= Alliance to Democratise the Forces =

The Alliance to Democratise the Forces (in Dutch: Verbond tot Democratisering der Weermacht, VDW) was a Dutch political party representing military interests. The VDW played only a marginal role in Dutch politics.

==Party history==
The VDW was founded as a political arm of the officers' union Ons Belang (Our Interest). The 1918 elections were the first election in the Netherlands which used a system of proportional representation. With only 7000 votes (0.5% of the votes) the VDW one seat, as did several other one or two person parties. After the elections the election law became more restrictive. Between 1918 and 1921 the VDW cooperated in the neutral parliamentary party, with other four one or two seat parties, namely the Peasants' League, the Economic League, the Middle Class Party and the Neutral Party. The parliamentary party was led by former minister Willem Treub. The alliance ended in 1921 when the Economic League, the Middle Class Party and the Neutral Party all merged into the Liberal State Party, together with two larger liberal parties. The VDW did not take part in the 1922 election.

==Ideology & issues==
The VDW was a typical special interest party. Its main goal was to represent the interests of officers and petty officers. It favoured the implementation of a conscripted army in which men would serve as soldiers and women as nurses. It wanted schools to teach more physical education and youth to do more sports and shooting exercises. It advocated free education and free healthcare for students. It wanted a stronger army and fleet.

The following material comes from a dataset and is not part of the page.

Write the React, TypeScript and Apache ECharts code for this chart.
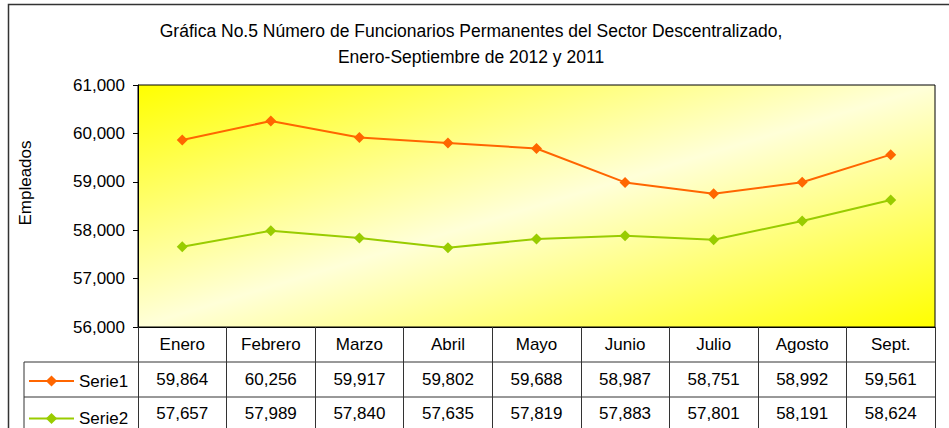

It favoured a more democratic army, with a stronger role for military unions, better salaries and pensions for officers.

== Electoral history ==
===House of Representatives===

| Election | Lead candidate | List | Votes | % | Seats | +/– | Government | Ref. |
|---|---|---|---|---|---|---|---|---|
| 1918 | Willem Wijk [nl] | List | 6,828 | 0.51 | 1 / 100 | +1 |  |  |

==Electorate==
The party drew probably most its support from military personnel.